German local politician and mayor

Luca Piwodda (born 4 September 1999) is a German politician who has served as the mayor of Gartz since 9 June 2024. He is the third youngest mayor in Germany, being elected at the age of 25.

== Early life ==
Piwodda was born on 4 September 1999 in Schwedt/Oder and grew up in Gartz. He completed his Abitur at the Carl-Friedrich-Gauß-Gymnasium in 2017. Piwodda attended the University of Greifswald, where he studied politics, history, and philosophy.

== Political career ==
Piwodda's political career began at the age of 15, when his family took him to a local Social Democratic Party (SPD) gathering. Later being able to secure an internship at the Bundestag, Piwodda grew disillusioned with the SPD by the 2017 federal election and founded his own political party, the Free Parliamentary Alliance (FPA) in summer of 2018, a self-proclaimed centre-left party for the youth.

During the 2024 Brandenburg local elections, Piwodda ran as an independent for four positions simultaneously: a seat on the Uckermark district council as well as mayor, Ortsbeirat, and city council of Gartz; all of which he won.
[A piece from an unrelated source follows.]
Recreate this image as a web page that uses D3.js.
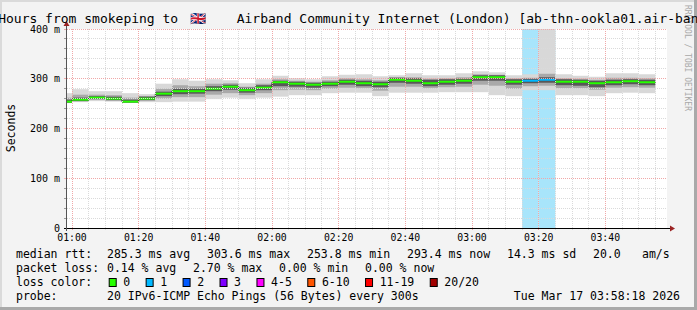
<!DOCTYPE html>
<html>
<head>
<meta charset="utf-8">
<script src="https://cdn.jsdelivr.net/npm/d3@7"></script>
<style>
  body { margin: 0; background: #f3f3f3; }
  svg { display: block; }
  text { font-family: "DejaVu Sans Mono", monospace; fill: #000; }
</style>
</head>
<body>
<svg id="chart" width="697" height="310"></svg>
<script>
// ─── DATA ───
// start of each 5 minute step
const TIMES = ['00:55','01:00','01:05','01:10','01:15','01:20','01:25','01:30','01:35','01:40','01:45','01:50',
  '01:55','02:00','02:05','02:10','02:15','02:20','02:25','02:30','02:35','02:40','02:45','02:50',
  '02:55','03:00','03:05','03:10','03:15','03:20','03:25','03:30','03:35','03:40','03:45','03:50'];
const MEDIAN   = [254,258,262,260,254,260,270,275,275,280,284,277,282,293,290,288,290,294,291,289,298,296,291,294,296,303,303,294,296,298,294,294,291,293,295,293];
const SMOKE_LO = [251,253,255,254,252,253,253,254,254,259,262,259,262,264,267,267,271,272,272,265,272,272,272,273,273,273,267,265,277,277,267,267,265,271,272,271];
const SMOKE_HI = [271,279,275,275,271,269,290,299,296,299,297,291,299,306,301,299,305,308,309,305,307,311,307,307,311,315,313,307,309,520,309,306,304,311,311,309];
const MID_LO   = [252,255,258,256,253,256,260,263,263,268,271,267,271,277,278,277,280,282,281,276,284,284,281,283,284,288,286,280,285,286,281,281,278,282,283,282];
const MID_HI   = [262,268,268,267,262,265,280,287,285,290,291,284,290,299,296,294,297,301,299,297,303,303,300,301,303,309,308,301,302,310,301,300,298,302,302,301];
const CORE_LO  = [252,255,259,257,252,257,265,269,270,275,278,272,277,285,284,282,285,288,285,283,292,290,285,288,290,296,296,288,291,292,287,286,283,287,289,287];
const CORE_HI  = [258,262,265,264,258,264,274,280,280,285,288,282,287,296,294,292,294,298,296,294,302,301,298,299,300,307,307,299,300,303,299,298,296,298,299,298];
const LOST     = [0,0,0,0,0,0,0,0,0,0,0,0,0,0,0,0,0,0,0,0,0,0,0,0,0,0,0,0,1,1,0,0,0,0,0,0];

const LOSS_LABELS = ['0','1','2','3','4-5','6-10','11-19','20/20'];
const LOSS_COLORS = ['#26ff00','#00b8ff','#0059ff','#7e00ff','#ff00ff','#ff5500','#ff0000','#a10000'];
const LOSS_BG     = ['none','#a8e5fb','#a9c6fb','#cfa9fb','#fba9fb','#fbc6a9','#fba9a9','#e0a9a9'];

const X_TICKS = ['01:00','01:20','01:40','02:00','02:20','02:40','03:00','03:20','03:40'];
const Y_TICKS = [0, 100, 200, 300, 400];
const Y_LABELS = ['0', '100 m', '200 m', '300 m', '400 m'];

const TITLE_HEAD = '3 Hours from smokeping to';
const TITLE_FLAG = '\u{1F1EC}\u{1F1E7}';
const TITLE_TAIL = 'Airband Community Internet (London) [ab-thn-ookla01.air-band.net]';
const RTT_STATS  = ['285.3 ms avg', '303.6 ms max', '253.8 ms min', '293.4 ms now', '14.3 ms sd', '20.0', 'am/s'];
const LOSS_STATS = ['0.14 % avg', '2.70 % max', '0.00 % min', '0.00 % now'];
const PROBE_TEXT = '20 IPv6-ICMP Echo Pings (56 Bytes) every 300s';
const STAMP      = 'Tue Mar 17 03:58:18 2026';
const WATERMARK  = 'RRDTOOL / TOBI OETIKER';

// ─── LAYOUT ───
const W = 697, H = 310;
const PLOT = { left: 67, right: 667, top: 29, bottom: 228 };
const CHAR_W = 6.94;            // legend glyph advance
const RTT_X  = [107, 207, 307, 407, 507, 593, 642];
const LOSSX  = [107, 193, 279, 365];
const MINOR_GRID = '#dadada';
const MAJOR_GRID = '#f0a8a8';
const ARROW = '#9b2323';

const parse = d3.timeParse('%H:%M');
const svg = d3.select('#chart');

// frame
svg.append('rect').attr('width', W).attr('height', H).attr('fill', '#f3f3f3');
svg.append('rect').attr('width', W).attr('height', 2).attr('fill', '#dadada');
svg.append('rect').attr('width', 2).attr('height', H).attr('fill', '#dadada');
svg.append('rect').attr('x', W - 3).attr('width', 3).attr('height', H).attr('fill', '#a9a9a9');
svg.append('rect').attr('y', H - 3).attr('width', W).attr('height', 3).attr('fill', '#a9a9a9');

const start = d3.timeSecond.offset(parse('00:58'), 30);
const end = d3.timeHour.offset(start, 3);
const x = d3.scaleTime().domain([start, end]).range([PLOT.left, PLOT.right]);
const y = d3.scaleLinear().domain([0, 400]).range([PLOT.bottom, PLOT.top]);

svg.append('rect')
  .attr('x', PLOT.left).attr('y', PLOT.top)
  .attr('width', PLOT.right - PLOT.left).attr('height', PLOT.bottom - PLOT.top)
  .attr('fill', '#fff');

svg.append('clipPath').attr('id', 'plot-clip').append('rect')
  .attr('x', PLOT.left).attr('y', PLOT.top)
  .attr('width', PLOT.right - PLOT.left).attr('height', PLOT.bottom - PLOT.top);

const steps = TIMES.map((t, i) => {
  const t0 = parse(t);
  return {
    x0: x(t0), x1: x(d3.timeMinute.offset(t0, 5)),
    med: MEDIAN[i], lost: LOST[i],
    bands: [[SMOKE_LO[i], SMOKE_HI[i]], [MID_LO[i], MID_HI[i]], [CORE_LO[i], CORE_HI[i]]]
  };
});
const lossClass = n => n === 0 ? 0 : n <= 3 ? n : n <= 5 ? 4 : n <= 10 ? 5 : n <= 19 ? 6 : 7;

const data = svg.append('g').attr('clip-path', 'url(#plot-clip)');

// loss background bars
data.selectAll('.lossbg').data(steps.filter(d => d.lost > 0)).enter()
  .append('rect')
  .attr('x', d => d.x0).attr('width', d => d.x1 - d.x0)
  .attr('y', PLOT.top).attr('height', PLOT.bottom - PLOT.top)
  .attr('fill', d => LOSS_BG[lossClass(d.lost)]);

// smoke, light to dark
const SMOKE_SHADES = ['#d8d8d8', '#a9a9a9', '#585858'];
SMOKE_SHADES.forEach((shade, k) => {
  data.selectAll('.smoke' + k).data(steps).enter()
    .append('rect')
    .attr('x', d => d.x0).attr('width', d => d.x1 - d.x0)
    .attr('y', d => y(d.bands[k][1]))
    .attr('height', d => y(d.bands[k][0]) - y(d.bands[k][1]))
    .attr('fill', shade);
});

// grid
const grid = svg.append('g');
const crisp = v => Math.floor(v) + 0.5;
d3.range(0, 401, 20).forEach(v => {
  const major = v % 100 === 0;
  const yy = crisp(y(v));
  grid.append('line')
    .attr('x1', PLOT.left).attr('x2', PLOT.right).attr('y1', yy).attr('y2', yy)
    .attr('stroke', major ? MAJOR_GRID : MINOR_GRID).attr('stroke-dasharray', '1,1');
  grid.append('line')
    .attr('x1', PLOT.left - 3).attr('x2', PLOT.left).attr('y1', yy).attr('y2', yy)
    .attr('stroke', major ? MAJOR_GRID : '#9a9a9a');
});
d3.timeMinute.every(5).range(start, end).forEach(t => {
  const major = t.getMinutes() % 20 === 0;
  const xx = crisp(x(t));
  grid.append('line')
    .attr('x1', xx).attr('x2', xx).attr('y1', PLOT.top).attr('y2', PLOT.bottom + 3)
    .attr('stroke', major ? MAJOR_GRID : MINOR_GRID).attr('stroke-dasharray', '1,1');
});

// median: dark step connectors, then loss coloured bars
data.append('path')
  .datum(steps)
  .attr('fill', 'none').attr('stroke', '#222').attr('stroke-width', 1)
  .attr('d', d3.line().curve(d3.curveStepAfter).x(d => d.x0).y(d => y(d.med))(
    steps.concat([{ x0: steps[steps.length - 1].x1, med: steps[steps.length - 1].med }])));
data.selectAll('.median').data(steps).enter()
  .append('rect')
  .attr('x', d => d.x0).attr('width', d => d.x1 - d.x0)
  .attr('y', d => y(d.med) - 1).attr('height', 2)
  .attr('fill', d => LOSS_COLORS[lossClass(d.lost)]);

// axes
svg.append('line').attr('x1', PLOT.left - 3).attr('x2', PLOT.right + 4)
  .attr('y1', PLOT.bottom + 0.5).attr('y2', PLOT.bottom + 0.5).attr('stroke', '#000');
svg.append('line').attr('x1', PLOT.left - 0.5).attr('x2', PLOT.left - 0.5)
  .attr('y1', PLOT.bottom + 3).attr('y2', PLOT.top - 4).attr('stroke', '#555');
svg.append('path').attr('fill', ARROW)
  .attr('d', `M${PLOT.left - 3.5},${PLOT.top - 3}L${PLOT.left - 0.5},${PLOT.top - 8}L${PLOT.left + 2.5},${PLOT.top - 3}Z`);
svg.append('path').attr('fill', ARROW)
  .attr('d', `M${PLOT.right + 3},${PLOT.bottom - 2.5}L${PLOT.right + 8},${PLOT.bottom + 0.5}L${PLOT.right + 3},${PLOT.bottom + 3.5}Z`);

// tick labels
svg.selectAll('.ylab').data(Y_TICKS).enter()
  .append('text')
  .attr('x', 60).attr('y', d => y(d) + 3.6)
  .attr('text-anchor', 'end').attr('font-size', '10px')
  .text((d, i) => Y_LABELS[i]);
svg.selectAll('.xlab').data(X_TICKS).enter()
  .append('text')
  .attr('x', d => x(parse(d))).attr('y', 241)
  .attr('text-anchor', 'middle').attr('font-size', '9.8px')
  .text(d => d);

svg.append('text')
  .attr('transform', 'translate(15,128) rotate(-90)')
  .attr('text-anchor', 'middle').attr('font-size', '11.5px')
  .text('Seconds');

svg.append('text')
  .attr('transform', 'translate(685,5) rotate(90)')
  .attr('font-size', '8px').style('fill', '#a8a8a8')
  .text(WATERMARK);

// title
const title = svg.append('text').attr('y', 23).attr('font-size', '13px');
title.append('tspan').attr('x', -17.5).text(TITLE_HEAD);
title.append('tspan').attr('x', 190).text(TITLE_FLAG);
title.append('tspan').attr('x', 236.7).text(TITLE_TAIL);

// legend
const legend = svg.append('g').attr('font-size', '11.5px');
const ROWS = [258, 272, 286, 300];
legend.append('text').attr('x', 16).attr('y', ROWS[0]).text('median rtt:');
RTT_STATS.forEach((s, i) => legend.append('text').attr('x', RTT_X[i]).attr('y', ROWS[0]).text(s));
legend.append('text').attr('x', 16).attr('y', ROWS[1]).text('packet loss:');
LOSS_STATS.forEach((s, i) => legend.append('text').attr('x', LOSSX[i]).attr('y', ROWS[1]).text(s));
legend.append('text').attr('x', 16).attr('y', ROWS[2]).text('loss color:');
let sx = 108.7;
LOSS_LABELS.forEach((lab, i) => {
  legend.append('rect')
    .attr('x', sx + 0.5).attr('y', ROWS[2] - 7.5).attr('width', 7).attr('height', 8)
    .attr('fill', LOSS_COLORS[i]).attr('stroke', '#000');
  legend.append('text').attr('x', sx + 14.6).attr('y', ROWS[2]).text(lab);
  sx += 30 + lab.length * CHAR_W;
});
legend.append('text').attr('x', 16).attr('y', ROWS[3]).text('probe:');
legend.append('text').attr('x', 107).attr('y', ROWS[3]).text(PROBE_TEXT);
legend.append('text').attr('x', 680).attr('y', ROWS[3]).attr('text-anchor', 'end').text(STAMP);
</script>
</body>
</html>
As the mayor of Gartz, Piwodda succeeded Inge Reppenhagen of the FPA who ran in place of Piwodda during the 2019 mayoral election against Piwodda's SPD grandfather. In his 2024 mayoral bid, he won 74.35% of the vote (919 votes), defeating the only other candidate, Evelin Wenzel of The Left, in the first round.

Piwodda's party, the FPA, merged with the Party of Progress (PdF) in 2024. Piwodda has since served on the PdF's presidium.

== Personal life ==
Piwodda is a midfielder at the local SV Blau-Weiß 90 Gartz football club. His grandfather, Burkhard Fleischmann of the SPD, was the mayor of Gartz for 11 years.